Getting to swim in the Lake District, I am also wildly grateful and regular gratitude offers a mindset shift for our current circumstances, enriching mental health. A newfound appreciation for what is and for what I already have. The immersion itself also offers perspective. A shift in environment. An opportunity to reflect on my day, sometimes even my life. A new view from which to process what I need to.

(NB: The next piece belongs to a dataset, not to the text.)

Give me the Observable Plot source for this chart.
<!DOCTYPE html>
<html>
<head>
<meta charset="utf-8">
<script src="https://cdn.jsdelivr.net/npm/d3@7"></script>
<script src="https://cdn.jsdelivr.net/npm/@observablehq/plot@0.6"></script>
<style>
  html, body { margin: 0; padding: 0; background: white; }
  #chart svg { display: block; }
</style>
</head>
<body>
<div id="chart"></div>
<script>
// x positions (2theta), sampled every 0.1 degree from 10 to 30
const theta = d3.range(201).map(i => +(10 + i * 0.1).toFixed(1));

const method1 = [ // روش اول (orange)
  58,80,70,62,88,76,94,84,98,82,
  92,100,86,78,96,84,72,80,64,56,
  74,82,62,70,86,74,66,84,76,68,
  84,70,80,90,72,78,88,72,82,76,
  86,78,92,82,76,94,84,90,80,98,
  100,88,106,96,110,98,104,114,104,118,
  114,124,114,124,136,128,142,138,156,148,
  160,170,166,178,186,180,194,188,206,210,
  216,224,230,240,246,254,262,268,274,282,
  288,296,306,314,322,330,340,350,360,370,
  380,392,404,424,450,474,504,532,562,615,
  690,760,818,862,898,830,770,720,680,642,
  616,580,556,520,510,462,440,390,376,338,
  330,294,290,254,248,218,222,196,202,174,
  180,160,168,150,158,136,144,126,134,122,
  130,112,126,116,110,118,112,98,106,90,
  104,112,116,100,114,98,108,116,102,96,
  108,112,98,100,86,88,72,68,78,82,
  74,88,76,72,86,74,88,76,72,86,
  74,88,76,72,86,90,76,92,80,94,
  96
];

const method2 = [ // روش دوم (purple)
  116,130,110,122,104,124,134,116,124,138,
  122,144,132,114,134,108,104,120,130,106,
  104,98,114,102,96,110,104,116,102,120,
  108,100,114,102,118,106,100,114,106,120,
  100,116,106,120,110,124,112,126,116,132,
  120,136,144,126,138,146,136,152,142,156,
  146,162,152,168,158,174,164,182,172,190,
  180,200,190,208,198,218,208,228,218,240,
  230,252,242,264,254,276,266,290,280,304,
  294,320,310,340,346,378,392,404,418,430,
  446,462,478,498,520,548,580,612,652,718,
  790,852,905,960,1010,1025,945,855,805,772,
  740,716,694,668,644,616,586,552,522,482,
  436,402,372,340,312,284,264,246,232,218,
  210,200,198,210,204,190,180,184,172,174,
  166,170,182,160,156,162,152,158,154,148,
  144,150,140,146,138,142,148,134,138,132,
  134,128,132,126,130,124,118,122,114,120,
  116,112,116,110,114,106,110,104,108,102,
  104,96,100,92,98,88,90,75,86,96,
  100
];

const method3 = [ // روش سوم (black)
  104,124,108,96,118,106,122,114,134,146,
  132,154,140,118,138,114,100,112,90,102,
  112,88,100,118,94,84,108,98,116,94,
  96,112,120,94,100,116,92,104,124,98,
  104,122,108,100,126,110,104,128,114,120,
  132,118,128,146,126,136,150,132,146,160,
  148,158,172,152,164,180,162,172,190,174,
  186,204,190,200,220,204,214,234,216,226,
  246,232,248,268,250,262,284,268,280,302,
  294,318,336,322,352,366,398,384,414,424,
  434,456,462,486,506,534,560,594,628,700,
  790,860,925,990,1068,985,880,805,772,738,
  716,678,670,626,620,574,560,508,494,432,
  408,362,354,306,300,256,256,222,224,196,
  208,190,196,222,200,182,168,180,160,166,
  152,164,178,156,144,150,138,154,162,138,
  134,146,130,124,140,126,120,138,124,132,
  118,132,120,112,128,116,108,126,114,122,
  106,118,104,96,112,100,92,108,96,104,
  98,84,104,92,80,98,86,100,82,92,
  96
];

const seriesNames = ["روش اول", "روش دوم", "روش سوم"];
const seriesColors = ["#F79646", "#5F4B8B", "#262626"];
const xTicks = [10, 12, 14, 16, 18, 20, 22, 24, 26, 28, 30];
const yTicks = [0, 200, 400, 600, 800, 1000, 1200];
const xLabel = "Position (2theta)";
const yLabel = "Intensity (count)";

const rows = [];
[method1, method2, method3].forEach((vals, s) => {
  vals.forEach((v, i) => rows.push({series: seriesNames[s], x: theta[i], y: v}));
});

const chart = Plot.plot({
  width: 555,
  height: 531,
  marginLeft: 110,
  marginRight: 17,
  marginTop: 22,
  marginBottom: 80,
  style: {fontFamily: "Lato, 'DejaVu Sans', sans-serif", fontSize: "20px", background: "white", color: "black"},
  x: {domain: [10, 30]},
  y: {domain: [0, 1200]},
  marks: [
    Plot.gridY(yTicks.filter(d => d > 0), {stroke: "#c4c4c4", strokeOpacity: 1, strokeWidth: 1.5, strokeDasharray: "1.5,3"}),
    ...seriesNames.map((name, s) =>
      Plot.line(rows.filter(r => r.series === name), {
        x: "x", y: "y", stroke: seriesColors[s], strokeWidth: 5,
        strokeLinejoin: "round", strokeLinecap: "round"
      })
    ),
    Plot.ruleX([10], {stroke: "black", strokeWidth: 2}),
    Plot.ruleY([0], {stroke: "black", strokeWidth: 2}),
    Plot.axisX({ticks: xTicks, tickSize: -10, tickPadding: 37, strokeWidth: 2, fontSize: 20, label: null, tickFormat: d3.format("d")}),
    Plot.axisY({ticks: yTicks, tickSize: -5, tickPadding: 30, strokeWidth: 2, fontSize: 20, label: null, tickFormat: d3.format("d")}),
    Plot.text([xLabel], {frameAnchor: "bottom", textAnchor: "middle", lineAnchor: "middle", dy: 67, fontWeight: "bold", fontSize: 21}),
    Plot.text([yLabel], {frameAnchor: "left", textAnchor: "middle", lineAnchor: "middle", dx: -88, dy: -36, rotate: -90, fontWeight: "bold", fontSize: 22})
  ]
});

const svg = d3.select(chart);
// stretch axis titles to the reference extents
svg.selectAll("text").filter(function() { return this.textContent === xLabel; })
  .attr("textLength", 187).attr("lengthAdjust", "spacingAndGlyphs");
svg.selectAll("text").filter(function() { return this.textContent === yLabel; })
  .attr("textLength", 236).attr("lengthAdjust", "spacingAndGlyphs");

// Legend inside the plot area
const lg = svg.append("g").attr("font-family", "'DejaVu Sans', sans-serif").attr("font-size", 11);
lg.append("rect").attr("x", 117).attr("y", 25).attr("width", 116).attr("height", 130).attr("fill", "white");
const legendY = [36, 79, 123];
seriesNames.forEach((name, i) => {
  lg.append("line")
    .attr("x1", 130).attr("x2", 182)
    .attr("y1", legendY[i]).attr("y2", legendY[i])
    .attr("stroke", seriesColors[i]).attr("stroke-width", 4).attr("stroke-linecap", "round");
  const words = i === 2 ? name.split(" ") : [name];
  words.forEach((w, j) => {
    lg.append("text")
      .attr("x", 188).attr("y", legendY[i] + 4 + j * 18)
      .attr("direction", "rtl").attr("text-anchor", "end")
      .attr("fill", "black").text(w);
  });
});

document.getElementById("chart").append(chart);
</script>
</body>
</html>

Time spent in or around water is time well spent. A virtually free and wholesome hobby that will happily replace those maladaptive coping mechanisms we all develop. It has been described by many as addictive and I would agree, adding that it’s the best thing for me to crave. An enriched relationship to myself, life and the earth are healing in a commanding and mighty way. You deserve that too. Sharing the experience with like-minded folks adds another layer of joy. Something I have noticed since swimming wild and sharing about it is that people are interested in it. It becomes a talking point. And a healthy one too. Wild swimming will offer you layers of love and gratitude you maybe haven’t felt before.